- Born: Urumqi, Xinjiang
- Other names: Kalbinur Sidik
- Occupation: Language teacher
- Known for: Human rights activism

= Qelbinur Sidik =

Kelbinur Sidik (also spelled Qelbinur Sidik) is a human rights activist from China’s ethnic Uzbek minority. Having fled persecution by the Chinese communist government, she now speaks about the human rights abuses faced by ethnic and religious minorities in China.

==Biography==
Sidik was born in Urumqi, Xinjiang. She has worked as a Mandarin language teacher since 1999. In 2016, the Uyghur region came under control of Chen Quanguo, previous governor of the Tibet province. That year, Sidik was forcibly moved to state-run concentration camps to teach Mandarin to ethnic Uyghurs.
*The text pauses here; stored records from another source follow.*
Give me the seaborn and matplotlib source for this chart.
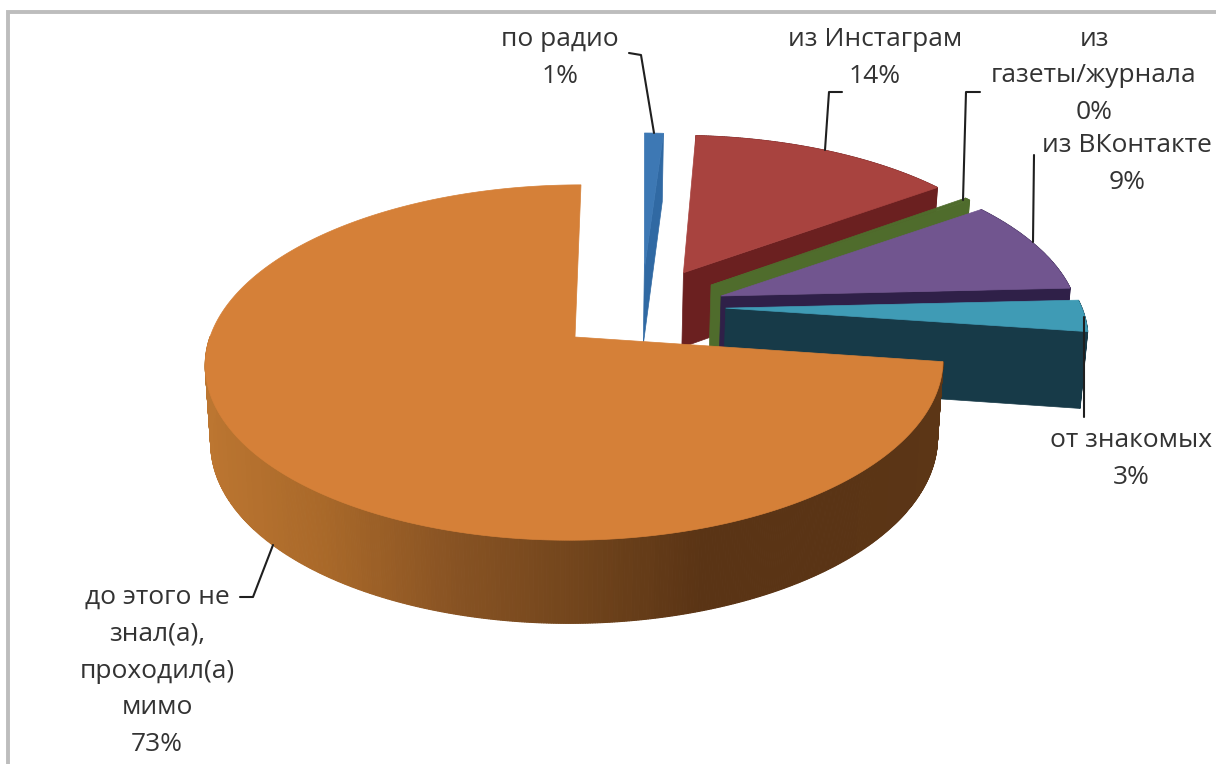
import numpy as np
import matplotlib
matplotlib.use("Agg")
import matplotlib.pyplot as plt
import seaborn as sns

# ---- data ----
categories = ["по радио", "из Инстаграм", "из\nгазеты/журнала", "из ВКонтакте", "от знакомых",
              "до этого не\nзнал(а),\nпроходил(а)\nмимо"]
values = [1, 14, 0.3, 9, 3, 73]

# ---- style ----
top_colors = ["#3D78B4", "#A8433F", "#4F6C2C", "#71558F", "#3F9BB5", "#D58038"]
wall_colors = ["#3069A3", "#6B2020", "#4F6C2C", "#2F2048", "#173A48", "#5A3415"]
explode_x = [0.194, 0.307, 0.384, 0.41, 0.42, 0.0]
explode_y = [0.41, 0.39, 0.312, 0.244, 0.17, 0.0]
twist = [0.4, 0, 0, 0, 0, 0]
label_pos = [(560, 58), (875, 58), (1094, 76), (1127, 164), (1131, 459), (157, 671)]
leaders = [[(629, 53), (641, 55), (654, 133)],
           [(842, 92), (829, 92), (825, 150)],
           [(980, 92), (966, 92), (963, 200)],
           [(1034, 155), (1033, 242)],
           [(1084, 317), (1084, 417)],
           [(240, 597), (253, 597), (273, 545)]]
side_shades = ["#BC7631", "#A86829", "#885323", "#72451C", "#5A3415", "#5A3415", "#5C3616"]

X0, Y0, R, C, K = 575.0, 337.0, 365.0, 174.0, 0.1437
SHEAR = 6.0
LOWER_SCALE = 0.985

sns.set_theme(style="white")
plt.rcParams["font.family"] = ["Open Sans", "DejaVu Sans"]


def project(X, Y, lower=False):
    w = 1 + K * Y
    s = LOWER_SCALE if lower else 1.0
    px = X0 + s * R * X / w + SHEAR * Y
    py = Y0 - C * Y / w
    if lower:
        py = py + 77 * (1 - 0.08 * Y)
    return px, py


fig = plt.figure(figsize=(12.16, 7.64), dpi=100)
ax = fig.add_axes([0, 0, 1, 1])
ax.set_xlim(0, 1216)
ax.set_ylim(764, 0)
ax.axis("off")

# frame of the original picture
ax.plot([8, 8, 1216], [764, 12, 12], color="#BDBDBD", lw=2.8, solid_joinstyle="miter", zorder=0)

palette = sns.blend_palette(side_shades, n_colors=151)

fractions = np.array(values) / np.sum(values) * 360
ends = np.cumsum(fractions)
starts = ends - fractions
z = 1
for i, (a0, a1) in enumerate(zip(starts, ends)):
    t = np.radians(np.linspace(a0 + twist[i], a1 + twist[i], max(int(a1 - a0) * 3, 4)))
    X = explode_x[i] + np.sin(t)
    Y = explode_y[i] + np.cos(t)
    ax_, ay_ = explode_x[i], explode_y[i]
    tx, ty = project(X, Y)
    lx, ly = project(X, Y, True)

    # outer wall, shaded from left to right on the large slice
    if i != 0:
        for j in range(len(t) - 1):
            if i == 5:
                if Y[j] > 0:
                    continue
                idx = int(np.clip((tx[j] - 200) / 5, 0, 150))
                shade = palette[idx]
            else:
                shade = wall_colors[i]
            ax.fill([tx[j], tx[j + 1], lx[j + 1], lx[j]], [ty[j], ty[j + 1], ly[j + 1], ly[j]],
                    color=shade, lw=0.8, zorder=z)
    z += 1

    # radial wall at the end of the slice (the large slice hides it)
    if i != 5:
        ap_t = project(ax_, ay_)
        ap_l = project(ax_, ay_, True)
        ax.fill([ap_t[0], tx[-1], lx[-1], ap_l[0]], [ap_t[1], ty[-1], ly[-1], ap_l[1]],
                color=wall_colors[i], lw=0.5, zorder=z)
        z += 1

    # top face
    ap = project(ax_, ay_)
    ax.fill(np.r_[ap[0], tx], np.r_[ap[1], ty], color=top_colors[i], lw=0.5, zorder=z)
    z += 1

# leader lines and labels
for pts in leaders:
    p = np.array(pts)
    ax.plot(p[:, 0], p[:, 1], color="#1F1F1F", lw=1.5, zorder=z, solid_joinstyle="round")
for name, val, (lx_, ly_) in zip(categories, values, label_pos):
    ax.text(lx_, ly_, f"{name}\n{round(val)}%", ha="center", va="center", fontsize=19,
            color="#333333", linespacing=1.62, zorder=z + 1)

fig.savefig("out.png", dpi=100)
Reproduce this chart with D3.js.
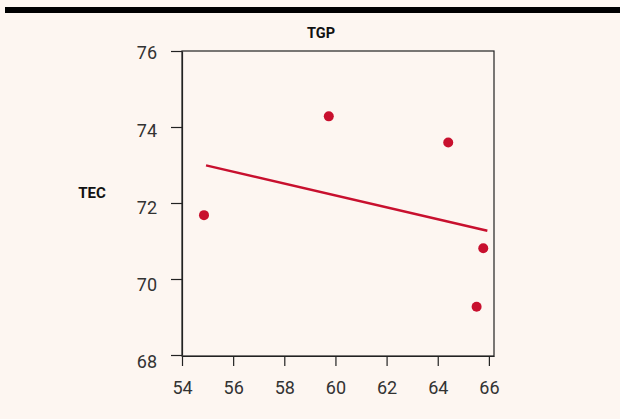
<!DOCTYPE html>
<html>
<head>
<meta charset="utf-8">
<script src="https://cdn.jsdelivr.net/npm/d3@7"></script>
<style>
  html, body { margin: 0; padding: 0; background: #fdf6f1; }
  svg { display: block; }
</style>
</head>
<body>
<svg id="chart"></svg>
<script>
// values
const tgp = [54.86, 59.74, 64.41, 65.78, 65.52];
const tec = [71.68, 74.28, 73.59, 70.81, 69.27];
const trendX = [54.94, 65.94];
const trendY = [72.99, 71.27];
const xTicks = [54, 56, 58, 60, 62, 64, 66];
const yTicks = [68, 70, 72, 74, 76];

const W = 620, H = 419;
const BG = '#fdf6f1';
const RED = '#c8102e';
const TEXT = '#333333';
const FONT = 'Roboto, "Liberation Sans", Arial, sans-serif';

const box = { left: 182, right: 494, top: 51, bottom: 356 };

const svg = d3.select('#chart').attr('width', W).attr('height', H);
svg.append('rect').attr('width', W).attr('height', H).attr('fill', BG);

// top rule
svg.append('rect').attr('x', 5).attr('y', 7).attr('width', W - 5).attr('height', 6).attr('fill', '#000');

const x = d3.scaleLinear().domain([54, 66.2]).range([box.left, box.right]);
const y = d3.scaleLinear().domain([68, 76]).range([box.bottom - 1, box.top]);
// y tick labels sit on their own, slightly lower, even spacing
const yLabel = d3.scaleLinear().domain([68, 76]).range([362, 53]);

// frame
svg.append('rect')
    .attr('x', box.left).attr('y', box.top)
    .attr('width', box.right - box.left).attr('height', box.bottom - box.top)
    .attr('fill', 'none').attr('stroke', '#222').attr('stroke-width', 1.2);

const xAxis = svg.append('g')
    .attr('transform', `translate(0,${box.bottom})`)
    .call(d3.axisBottom(x).tickValues(xTicks).tickSize(10).tickPadding(15).tickSizeOuter(0));
const yAxis = svg.append('g')
    .attr('transform', `translate(${box.left},0)`)
    .call(d3.axisLeft(y).tickValues(yTicks).tickSize(11).tickPadding(14).tickSizeOuter(0));

[xAxis, yAxis].forEach(a => {
    a.select('.domain').attr('stroke', '#222').attr('stroke-width', 1.2);
    a.selectAll('.tick line').attr('stroke', '#222').attr('stroke-width', 1.2);
    a.selectAll('.tick text')
        .attr('fill', TEXT)
        .style('font-family', FONT)
        .style('font-size', '18px');
});
yAxis.selectAll('.tick text').attr('y', d => yLabel(d) - y(d));

// trend line
svg.append('path')
    .datum(trendX.map((d, i) => [d, trendY[i]]))
    .attr('d', d3.line().x(d => x(d[0])).y(d => y(d[1])))
    .attr('fill', 'none')
    .attr('stroke', RED)
    .attr('stroke-width', 2.5);

// points
svg.selectAll('.dot')
    .data(tgp.map((d, i) => ({ x: d, y: tec[i] })))
    .enter().append('circle')
    .attr('class', 'dot')
    .attr('cx', d => x(d.x))
    .attr('cy', d => y(d.y))
    .attr('r', 5)
    .attr('fill', RED);

// axis titles
svg.append('text')
    .attr('x', 321).attr('y', 38)
    .attr('text-anchor', 'middle')
    .style('font-family', FONT).style('font-size', '14.5px').style('font-weight', '700')
    .attr('fill', '#111')
    .text('TGP');

svg.append('text')
    .attr('x', 92).attr('y', 198)
    .attr('text-anchor', 'middle')
    .style('font-family', FONT).style('font-size', '15px').style('font-weight', '700')
    .attr('fill', '#111')
    .text('TEC');
</script>
</body>
</html>
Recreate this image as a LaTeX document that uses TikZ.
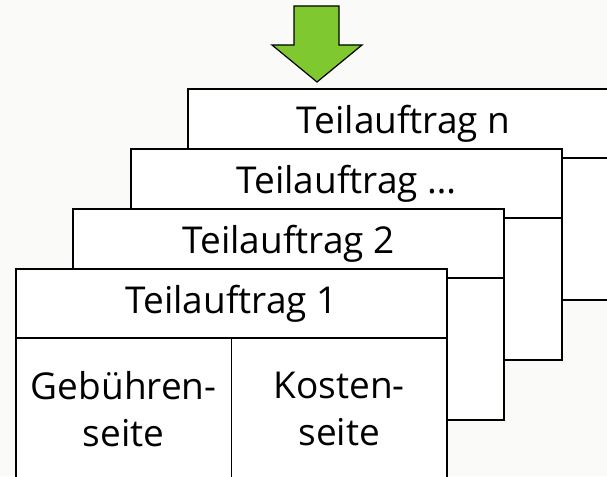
\documentclass[tikz,border=0pt]{standalone}
\usepackage{fontspec}
\setmainfont{Open Sans}
\definecolor{arrowgreen}{RGB}{128,200,48}
\definecolor{bgcol}{RGB}{250,250,248}
\begin{document}
\begin{tikzpicture}[x=1pt,y=-1pt,
  every node/.style={inner sep=0pt, outer sep=0pt, font=\fontsize{37}{47}\selectfont},
  header/.style={draw, fill=white, line width=1.6pt, minimum width=431pt, minimum height=69pt, anchor=north west},
  bodybox/.style={draw, fill=white, line width=1.6pt, minimum width=431pt, minimum height=142pt, anchor=north west},
  halfbox/.style={draw, fill=white, line width=1.6pt, minimum width=215.5pt, minimum height=142pt, anchor=north west, align=center},
  bigarrow/.style={draw, fill=arrowgreen, line width=1.2pt, line join=miter}]
\useasboundingbox (0,0) rectangle (607,476);
\clip (0,0) rectangle (607,476);
\fill[bgcol] (0,0) rectangle (607,476);
% box n
\node[bodybox] (bn) at (188,158) {};
\node[header] (hn) at (188,89) {Teilauftrag n};
% box ...
\node[bodybox] (bd) at (131,218) {};
\node[header] (hd) at (131,149) {Teilauftrag …};
% box 2
\node[bodybox] (b2) at (73,278) {};
\node[header] (h2) at (73,209) {Teilauftrag 2};
% box 1
\node[halfbox] (gs) at (16,338) {Gebühren-\\seite};
\node[halfbox] (ks) at (231.5,338) {Kosten-\\seite};
\node[header] (h1) at (16,269) {Teilauftrag 1};
% arrow
\coordinate (a1) at (294,6);
\coordinate (a2) at (339,6);
\coordinate (a3) at (339,45);
\coordinate (a4) at (362,45);
\coordinate (a5) at (317,82);
\coordinate (a6) at (272,45);
\coordinate (a7) at (294,45);
\draw[bigarrow] (a1) -- (a2) -- (a3) -- (a4) -- (a5) -- (a6) -- (a7) -- cycle;
\end{tikzpicture}
\end{document}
There she witnessed human rights abuses, torture, and sexual violence against detainees, and was told if she reported any of her sightings, she and her family would be enrolled in the camps. In 2017, Sidik was assigned to a camp for women where she reportedly witnessed 10,000 women with shaved heads having been detained for unauthorized international travel. Her account of this camp included regular sexual and physical abuse, as well as mental breakdowns being a regularity.

She was denied basic rights and was barred from travel, eventually undergoing forced sterilization, causing medical complications. Eventually, she was granted permission to fly to the Netherlands to seek medical treatment and there decided to seek asylum. Despite threats and harassment by the Chinese government, Sidik continues her work exposing the atrocities at the camps and the persecution of Uyghurs in China. She has testified before the United States Congress on these human rights abuses and lectures internationally.